Stated problem
Give every line again exactly as it appears, please, but not the pictures.

Supplied information
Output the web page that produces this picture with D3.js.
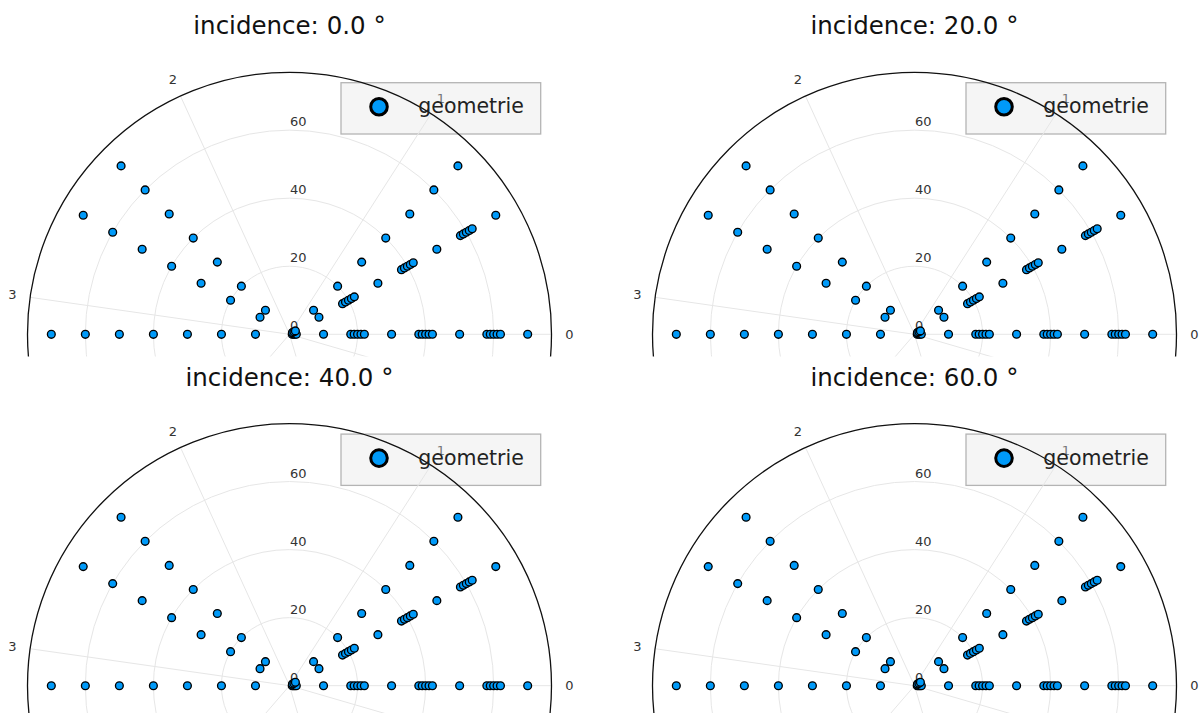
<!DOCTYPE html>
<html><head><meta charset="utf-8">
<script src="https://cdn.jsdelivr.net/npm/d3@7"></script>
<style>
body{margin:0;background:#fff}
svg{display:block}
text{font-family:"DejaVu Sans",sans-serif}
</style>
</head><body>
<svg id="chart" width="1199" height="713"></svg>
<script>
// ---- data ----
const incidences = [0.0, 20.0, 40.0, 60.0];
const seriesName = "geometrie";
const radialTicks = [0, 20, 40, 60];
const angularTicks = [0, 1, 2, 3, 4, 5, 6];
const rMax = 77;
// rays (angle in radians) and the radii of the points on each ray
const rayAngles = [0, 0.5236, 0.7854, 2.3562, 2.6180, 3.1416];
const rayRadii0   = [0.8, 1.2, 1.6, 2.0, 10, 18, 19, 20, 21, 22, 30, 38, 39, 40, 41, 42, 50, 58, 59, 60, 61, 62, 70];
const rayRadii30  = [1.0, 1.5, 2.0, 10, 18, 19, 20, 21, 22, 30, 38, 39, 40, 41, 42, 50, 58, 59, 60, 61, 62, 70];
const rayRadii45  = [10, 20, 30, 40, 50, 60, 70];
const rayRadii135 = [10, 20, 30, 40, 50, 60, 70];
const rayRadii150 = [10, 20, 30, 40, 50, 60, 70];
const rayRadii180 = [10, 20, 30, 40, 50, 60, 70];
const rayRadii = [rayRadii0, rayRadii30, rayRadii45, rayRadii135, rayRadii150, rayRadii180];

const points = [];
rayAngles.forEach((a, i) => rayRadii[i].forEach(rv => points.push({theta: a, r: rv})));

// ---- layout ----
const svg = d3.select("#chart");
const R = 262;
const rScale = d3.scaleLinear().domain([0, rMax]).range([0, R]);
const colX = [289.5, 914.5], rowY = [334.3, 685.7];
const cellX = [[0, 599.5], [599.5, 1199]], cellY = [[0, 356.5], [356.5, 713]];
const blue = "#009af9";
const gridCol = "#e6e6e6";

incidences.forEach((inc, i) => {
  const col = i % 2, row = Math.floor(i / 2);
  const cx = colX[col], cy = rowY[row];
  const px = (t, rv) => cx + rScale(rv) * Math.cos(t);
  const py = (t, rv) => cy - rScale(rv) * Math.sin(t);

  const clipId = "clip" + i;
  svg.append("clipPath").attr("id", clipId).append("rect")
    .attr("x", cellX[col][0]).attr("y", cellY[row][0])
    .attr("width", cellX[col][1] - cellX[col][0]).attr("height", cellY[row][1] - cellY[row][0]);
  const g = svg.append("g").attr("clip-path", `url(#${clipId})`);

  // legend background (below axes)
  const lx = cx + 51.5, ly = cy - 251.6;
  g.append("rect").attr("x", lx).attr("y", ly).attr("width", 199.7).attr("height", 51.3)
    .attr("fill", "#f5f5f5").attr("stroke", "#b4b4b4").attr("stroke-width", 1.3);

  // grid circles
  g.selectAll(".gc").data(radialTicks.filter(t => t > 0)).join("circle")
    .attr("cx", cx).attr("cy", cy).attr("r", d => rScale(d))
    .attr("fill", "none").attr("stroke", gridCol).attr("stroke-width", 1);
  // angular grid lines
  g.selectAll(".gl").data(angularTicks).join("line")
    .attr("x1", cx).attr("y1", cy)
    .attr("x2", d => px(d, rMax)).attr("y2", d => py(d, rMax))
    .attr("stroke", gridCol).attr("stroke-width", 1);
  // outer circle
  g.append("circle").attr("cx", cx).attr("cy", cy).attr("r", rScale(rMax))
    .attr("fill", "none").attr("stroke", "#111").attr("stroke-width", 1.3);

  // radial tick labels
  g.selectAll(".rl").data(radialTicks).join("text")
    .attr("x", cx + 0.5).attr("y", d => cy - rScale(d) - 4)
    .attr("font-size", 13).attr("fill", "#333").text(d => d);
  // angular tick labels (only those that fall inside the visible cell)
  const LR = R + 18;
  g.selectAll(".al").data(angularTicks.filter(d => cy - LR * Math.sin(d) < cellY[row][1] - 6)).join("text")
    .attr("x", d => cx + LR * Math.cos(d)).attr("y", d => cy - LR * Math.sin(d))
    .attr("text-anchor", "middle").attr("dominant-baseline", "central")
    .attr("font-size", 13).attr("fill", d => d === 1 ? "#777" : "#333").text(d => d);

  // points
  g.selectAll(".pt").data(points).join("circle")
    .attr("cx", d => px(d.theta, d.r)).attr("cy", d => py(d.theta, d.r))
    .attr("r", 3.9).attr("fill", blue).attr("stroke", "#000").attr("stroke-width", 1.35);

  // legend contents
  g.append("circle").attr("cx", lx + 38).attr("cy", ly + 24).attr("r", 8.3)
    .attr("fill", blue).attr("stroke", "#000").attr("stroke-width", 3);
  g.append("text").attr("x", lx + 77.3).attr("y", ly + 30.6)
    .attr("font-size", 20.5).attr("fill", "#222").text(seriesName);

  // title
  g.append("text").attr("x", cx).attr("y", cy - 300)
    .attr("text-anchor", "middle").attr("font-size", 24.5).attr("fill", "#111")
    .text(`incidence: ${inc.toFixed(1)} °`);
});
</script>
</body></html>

Written response
Output the web page that produces this picture with D3.js.
<!DOCTYPE html>
<html><head><meta charset="utf-8">
<script src="https://cdn.jsdelivr.net/npm/d3@7"></script>
<style>
body{margin:0;background:#fff}
svg{display:block}
text{font-family:"DejaVu Sans",sans-serif}
</style>
</head><body>
<svg id="chart" width="1199" height="713"></svg>
<script>
// ---- data ----
const incidences = [0.0, 20.0, 40.0, 60.0];
const seriesName = "geometrie";
const radialTicks = [0, 20, 40, 60];
const angularTicks = [0, 1, 2, 3, 4, 5, 6];
const rMax = 77;
// rays (angle in radians) and the radii of the points on each ray
const rayAngles = [0, 0.5236, 0.7854, 2.3562, 2.6180, 3.1416];
const rayRadii0   = [0.8, 1.2, 1.6, 2.0, 10, 18, 19, 20, 21, 22, 30, 38, 39, 40, 41, 42, 50, 58, 59, 60, 61, 62, 70];
const rayRadii30  = [1.0, 1.5, 2.0, 10, 18, 19, 20, 21, 22, 30, 38, 39, 40, 41, 42, 50, 58, 59, 60, 61, 62, 70];
const rayRadii45  = [10, 20, 30, 40, 50, 60, 70];
const rayRadii135 = [10, 20, 30, 40, 50, 60, 70];
const rayRadii150 = [10, 20, 30, 40, 50, 60, 70];
const rayRadii180 = [10, 20, 30, 40, 50, 60, 70];
const rayRadii = [rayRadii0, rayRadii30, rayRadii45, rayRadii135, rayRadii150, rayRadii180];

const points = [];
rayAngles.forEach((a, i) => rayRadii[i].forEach(rv => points.push({theta: a, r: rv})));

// ---- layout ----
const svg = d3.select("#chart");
const R = 262;
const rScale = d3.scaleLinear().domain([0, rMax]).range([0, R]);
const colX = [289.5, 914.5], rowY = [334.3, 685.7];
const cellX = [[0, 599.5], [599.5, 1199]], cellY = [[0, 356.5], [356.5, 713]];
const blue = "#009af9";
const gridCol = "#e6e6e6";

incidences.forEach((inc, i) => {
  const col = i % 2, row = Math.floor(i / 2);
  const cx = colX[col], cy = rowY[row];
  const px = (t, rv) => cx + rScale(rv) * Math.cos(t);
  const py = (t, rv) => cy - rScale(rv) * Math.sin(t);

  const clipId = "clip" + i;
  svg.append("clipPath").attr("id", clipId).append("rect")
    .attr("x", cellX[col][0]).attr("y", cellY[row][0])
    .attr("width", cellX[col][1] - cellX[col][0]).attr("height", cellY[row][1] - cellY[row][0]);
  const g = svg.append("g").attr("clip-path", `url(#${clipId})`);

  // legend background (below axes)
  const lx = cx + 51.5, ly = cy - 251.6;
  g.append("rect").attr("x", lx).attr("y", ly).attr("width", 199.7).attr("height", 51.3)
    .attr("fill", "#f5f5f5").attr("stroke", "#b4b4b4").attr("stroke-width", 1.3);

  // grid circles
  g.selectAll(".gc").data(radialTicks.filter(t => t > 0)).join("circle")
    .attr("cx", cx).attr("cy", cy).attr("r", d => rScale(d))
    .attr("fill", "none").attr("stroke", gridCol).attr("stroke-width", 1);
  // angular grid lines
  g.selectAll(".gl").data(angularTicks).join("line")
    .attr("x1", cx).attr("y1", cy)
    .attr("x2", d => px(d, rMax)).attr("y2", d => py(d, rMax))
    .attr("stroke", gridCol).attr("stroke-width", 1);
  // outer circle
  g.append("circle").attr("cx", cx).attr("cy", cy).attr("r", rScale(rMax))
    .attr("fill", "none").attr("stroke", "#111").attr("stroke-width", 1.3);

  // radial tick labels
  g.selectAll(".rl").data(radialTicks).join("text")
    .attr("x", cx + 0.5).attr("y", d => cy - rScale(d) - 4)
    .attr("font-size", 13).attr("fill", "#333").text(d => d);
  // angular tick labels (only those that fall inside the visible cell)
  const LR = R + 18;
  g.selectAll(".al").data(angularTicks.filter(d => cy - LR * Math.sin(d) < cellY[row][1] - 6)).join("text")
    .attr("x", d => cx + LR * Math.cos(d)).attr("y", d => cy - LR * Math.sin(d))
    .attr("text-anchor", "middle").attr("dominant-baseline", "central")
    .attr("font-size", 13).attr("fill", d => d === 1 ? "#777" : "#333").text(d => d);

  // points
  g.selectAll(".pt").data(points).join("circle")
    .attr("cx", d => px(d.theta, d.r)).attr("cy", d => py(d.theta, d.r))
    .attr("r", 3.9).attr("fill", blue).attr("stroke", "#000").attr("stroke-width", 1.35);

  // legend contents
  g.append("circle").attr("cx", lx + 38).attr("cy", ly + 24).attr("r", 8.3)
    .attr("fill", blue).attr("stroke", "#000").attr("stroke-width", 3);
  g.append("text").attr("x", lx + 77.3).attr("y", ly + 30.6)
    .attr("font-size", 20.5).attr("fill", "#222").text(seriesName);

  // title
  g.append("text").attr("x", cx).attr("y", cy - 300)
    .attr("text-anchor", "middle").attr("font-size", 24.5).attr("fill", "#111")
    .text(`incidence: ${inc.toFixed(1)} °`);
});
</script>
</body></html>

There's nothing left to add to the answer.